Catholic Earthcare Australia this month celebrated the Season of Creation by hosting a Convocation; a virtual meeting place to bring hearts together to ‘care for our common home’ and drive real change in our pursuit to care for creation.

The online delivery helped participants to journey through a process of formation, foundation and action with significant youth involvement across the entire program.

Carmel College Thornlands students Tyger Falvey Henderson and Ella Udowika with Alice Carwardine and Bernard Holland. PHOTO: Catholic Earthcare

Carmel College Thornlands students Tyger Falvey Henderson and Ella Udowika with Alice Carwardine and Bernard Holland. PHOTO: Catholic Earthcare

Bernard Holland, Manager of Social and Ecological Animators for Caritas Australia, said that using the impetus of Laudato Si’, the Convocation was designed to bring the church closer together for coordinated action, with the significant involvement of youth speakers to emphasise the future of our church.

“Our Mother Earth will soon be in the hands of new generations of faith inspired youth”, he said.

“If we do not create opportunities for intergenerational conversations we miss the opportunity to become transmitters of the faith with our youth, through meaningful catalysts such as social and ecological justice.”

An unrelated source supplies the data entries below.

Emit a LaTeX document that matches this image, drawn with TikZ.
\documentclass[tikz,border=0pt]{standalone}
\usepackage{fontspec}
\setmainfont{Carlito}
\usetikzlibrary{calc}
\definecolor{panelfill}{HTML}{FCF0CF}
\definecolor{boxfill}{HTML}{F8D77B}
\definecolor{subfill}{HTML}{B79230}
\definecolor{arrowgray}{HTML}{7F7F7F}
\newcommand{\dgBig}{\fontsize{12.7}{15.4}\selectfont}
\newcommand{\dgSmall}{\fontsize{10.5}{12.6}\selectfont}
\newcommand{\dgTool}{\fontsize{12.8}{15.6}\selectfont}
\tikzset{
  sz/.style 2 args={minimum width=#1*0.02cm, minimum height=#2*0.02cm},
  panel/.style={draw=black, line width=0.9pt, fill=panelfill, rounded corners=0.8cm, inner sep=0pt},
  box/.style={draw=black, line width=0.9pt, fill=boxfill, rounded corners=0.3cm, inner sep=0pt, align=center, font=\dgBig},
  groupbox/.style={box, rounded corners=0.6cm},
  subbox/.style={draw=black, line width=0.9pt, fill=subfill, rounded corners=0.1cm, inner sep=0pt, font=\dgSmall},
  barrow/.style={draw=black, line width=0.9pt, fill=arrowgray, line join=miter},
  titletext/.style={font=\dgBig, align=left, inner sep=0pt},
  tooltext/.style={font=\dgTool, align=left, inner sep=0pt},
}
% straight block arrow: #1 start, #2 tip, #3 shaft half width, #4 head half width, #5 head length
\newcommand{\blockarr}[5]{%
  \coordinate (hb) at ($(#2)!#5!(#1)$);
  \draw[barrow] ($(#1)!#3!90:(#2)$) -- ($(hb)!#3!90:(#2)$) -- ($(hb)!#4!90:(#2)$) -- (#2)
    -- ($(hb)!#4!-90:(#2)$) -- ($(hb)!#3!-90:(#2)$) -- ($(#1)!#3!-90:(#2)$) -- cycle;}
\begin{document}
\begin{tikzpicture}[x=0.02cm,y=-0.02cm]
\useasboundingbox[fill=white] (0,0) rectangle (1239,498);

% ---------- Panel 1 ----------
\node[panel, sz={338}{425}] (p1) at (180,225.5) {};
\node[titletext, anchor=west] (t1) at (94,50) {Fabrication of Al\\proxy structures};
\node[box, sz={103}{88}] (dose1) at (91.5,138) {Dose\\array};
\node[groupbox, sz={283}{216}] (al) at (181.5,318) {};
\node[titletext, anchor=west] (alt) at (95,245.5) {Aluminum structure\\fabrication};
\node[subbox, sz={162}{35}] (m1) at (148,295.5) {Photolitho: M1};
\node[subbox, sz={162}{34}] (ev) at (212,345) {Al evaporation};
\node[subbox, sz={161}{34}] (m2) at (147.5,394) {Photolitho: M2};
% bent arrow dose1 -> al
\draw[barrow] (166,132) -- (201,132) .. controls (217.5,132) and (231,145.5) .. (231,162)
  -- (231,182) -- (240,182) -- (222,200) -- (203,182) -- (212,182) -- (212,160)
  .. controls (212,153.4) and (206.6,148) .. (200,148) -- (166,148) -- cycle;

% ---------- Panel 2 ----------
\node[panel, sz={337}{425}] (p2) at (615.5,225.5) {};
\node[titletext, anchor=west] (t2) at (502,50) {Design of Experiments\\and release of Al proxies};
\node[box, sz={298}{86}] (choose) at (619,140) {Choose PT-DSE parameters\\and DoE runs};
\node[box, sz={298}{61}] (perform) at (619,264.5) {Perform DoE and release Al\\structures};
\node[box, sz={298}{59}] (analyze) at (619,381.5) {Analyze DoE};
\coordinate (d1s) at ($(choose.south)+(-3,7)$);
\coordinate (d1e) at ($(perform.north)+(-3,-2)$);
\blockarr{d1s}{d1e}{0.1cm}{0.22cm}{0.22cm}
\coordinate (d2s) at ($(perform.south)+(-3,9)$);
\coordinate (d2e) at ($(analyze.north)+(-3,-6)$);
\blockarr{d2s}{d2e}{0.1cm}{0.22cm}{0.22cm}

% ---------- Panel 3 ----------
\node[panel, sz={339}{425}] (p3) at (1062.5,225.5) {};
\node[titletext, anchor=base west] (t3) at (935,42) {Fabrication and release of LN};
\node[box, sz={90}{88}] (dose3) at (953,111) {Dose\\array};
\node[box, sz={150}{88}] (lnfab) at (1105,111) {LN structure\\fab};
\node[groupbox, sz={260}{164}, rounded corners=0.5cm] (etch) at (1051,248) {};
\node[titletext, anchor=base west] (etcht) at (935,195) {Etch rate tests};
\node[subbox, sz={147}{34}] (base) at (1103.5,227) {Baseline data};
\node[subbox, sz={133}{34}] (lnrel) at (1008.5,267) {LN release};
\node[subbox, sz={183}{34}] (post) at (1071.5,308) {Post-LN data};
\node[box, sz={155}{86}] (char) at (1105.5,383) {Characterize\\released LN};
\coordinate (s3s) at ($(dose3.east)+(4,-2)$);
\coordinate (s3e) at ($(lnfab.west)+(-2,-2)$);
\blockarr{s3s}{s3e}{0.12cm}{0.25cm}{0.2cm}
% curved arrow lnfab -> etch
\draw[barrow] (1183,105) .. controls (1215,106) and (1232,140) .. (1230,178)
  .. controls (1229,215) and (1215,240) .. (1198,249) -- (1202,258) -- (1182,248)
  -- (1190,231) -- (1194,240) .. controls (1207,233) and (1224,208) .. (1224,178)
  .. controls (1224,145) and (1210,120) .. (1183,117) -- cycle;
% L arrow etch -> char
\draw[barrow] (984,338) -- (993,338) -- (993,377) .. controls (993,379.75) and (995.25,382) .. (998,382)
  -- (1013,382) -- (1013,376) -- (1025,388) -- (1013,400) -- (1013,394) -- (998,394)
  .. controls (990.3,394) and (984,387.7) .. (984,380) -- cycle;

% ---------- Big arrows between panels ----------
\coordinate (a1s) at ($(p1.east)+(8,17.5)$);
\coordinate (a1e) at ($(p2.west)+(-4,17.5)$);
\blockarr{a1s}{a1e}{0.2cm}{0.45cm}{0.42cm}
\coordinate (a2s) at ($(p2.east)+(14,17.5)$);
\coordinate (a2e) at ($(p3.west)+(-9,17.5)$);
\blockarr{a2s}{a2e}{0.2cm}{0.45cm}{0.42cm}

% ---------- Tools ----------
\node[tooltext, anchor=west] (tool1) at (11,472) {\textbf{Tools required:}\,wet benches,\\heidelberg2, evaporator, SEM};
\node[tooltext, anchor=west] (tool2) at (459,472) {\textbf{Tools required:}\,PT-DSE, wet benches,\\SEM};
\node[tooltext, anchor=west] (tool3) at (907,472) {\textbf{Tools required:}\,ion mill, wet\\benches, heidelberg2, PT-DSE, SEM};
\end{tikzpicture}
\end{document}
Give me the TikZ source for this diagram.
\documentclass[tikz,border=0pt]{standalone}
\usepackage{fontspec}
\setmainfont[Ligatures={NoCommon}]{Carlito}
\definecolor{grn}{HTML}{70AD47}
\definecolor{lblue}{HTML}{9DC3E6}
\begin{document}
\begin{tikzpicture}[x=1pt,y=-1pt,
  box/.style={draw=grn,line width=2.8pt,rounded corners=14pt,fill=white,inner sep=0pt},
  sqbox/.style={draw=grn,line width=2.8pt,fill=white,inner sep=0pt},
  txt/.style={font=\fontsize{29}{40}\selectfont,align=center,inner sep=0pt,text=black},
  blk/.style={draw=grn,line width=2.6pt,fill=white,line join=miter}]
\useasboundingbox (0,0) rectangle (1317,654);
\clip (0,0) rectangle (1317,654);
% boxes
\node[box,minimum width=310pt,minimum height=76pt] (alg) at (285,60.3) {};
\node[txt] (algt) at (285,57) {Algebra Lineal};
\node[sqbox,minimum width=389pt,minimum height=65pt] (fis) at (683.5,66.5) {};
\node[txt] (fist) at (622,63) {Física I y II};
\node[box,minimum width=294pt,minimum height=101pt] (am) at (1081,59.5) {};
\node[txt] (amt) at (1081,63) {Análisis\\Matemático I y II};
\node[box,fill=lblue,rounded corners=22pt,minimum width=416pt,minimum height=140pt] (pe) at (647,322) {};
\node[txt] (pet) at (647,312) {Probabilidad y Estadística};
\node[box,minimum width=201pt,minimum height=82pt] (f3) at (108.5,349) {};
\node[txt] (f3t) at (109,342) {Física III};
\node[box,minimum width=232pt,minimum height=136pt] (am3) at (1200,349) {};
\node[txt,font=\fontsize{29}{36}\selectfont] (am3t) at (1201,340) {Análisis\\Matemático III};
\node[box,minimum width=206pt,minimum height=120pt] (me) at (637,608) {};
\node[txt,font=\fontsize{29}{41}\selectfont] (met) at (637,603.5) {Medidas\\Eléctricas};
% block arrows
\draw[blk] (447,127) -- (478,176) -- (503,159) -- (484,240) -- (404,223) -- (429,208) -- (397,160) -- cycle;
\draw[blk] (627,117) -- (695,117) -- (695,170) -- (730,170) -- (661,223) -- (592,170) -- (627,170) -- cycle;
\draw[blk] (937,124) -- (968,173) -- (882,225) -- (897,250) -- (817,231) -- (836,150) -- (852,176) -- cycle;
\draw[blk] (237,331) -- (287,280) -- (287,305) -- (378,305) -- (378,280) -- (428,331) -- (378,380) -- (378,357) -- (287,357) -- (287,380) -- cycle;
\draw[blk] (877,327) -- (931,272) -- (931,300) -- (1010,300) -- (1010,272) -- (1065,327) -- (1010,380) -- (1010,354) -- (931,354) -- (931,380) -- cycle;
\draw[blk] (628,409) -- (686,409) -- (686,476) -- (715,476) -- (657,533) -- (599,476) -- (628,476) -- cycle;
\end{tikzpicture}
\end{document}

The Convocation focused on all elements of ‘caring for our common home’ and included a significant finance, economics and investment module lead by Professor Ross Garnaut, aimed to challenge participants to enact change and foster key stakeholder dialogue within theiur circles of influence.

Alice Carwardine, a teacher at Carmel College Thornlands in the Brisbane Archdiocese also presented at the Convocation. Alice supports the College’s Social Justice Committee and has developed her own Laudato Si’ family resource kit.

“Students at Carmel College are taught to listen to the cry of the Earth and the cry of the poor”, she said.

“They do however, demand change, and if we are not preparing them for their future at our Catholic schools, we are not living a culture inspired by Laudato Si’.”

To play its part in helping protect the health of Earth, and its inhabitants, Catholic Earthcare Australia, which is now a program stream of Caritas Australia, is mandated, through the activities of education, research and advocacy to provide leadership in responding to Pope John Paul II's call to "stimulate and sustain the ecological conversion".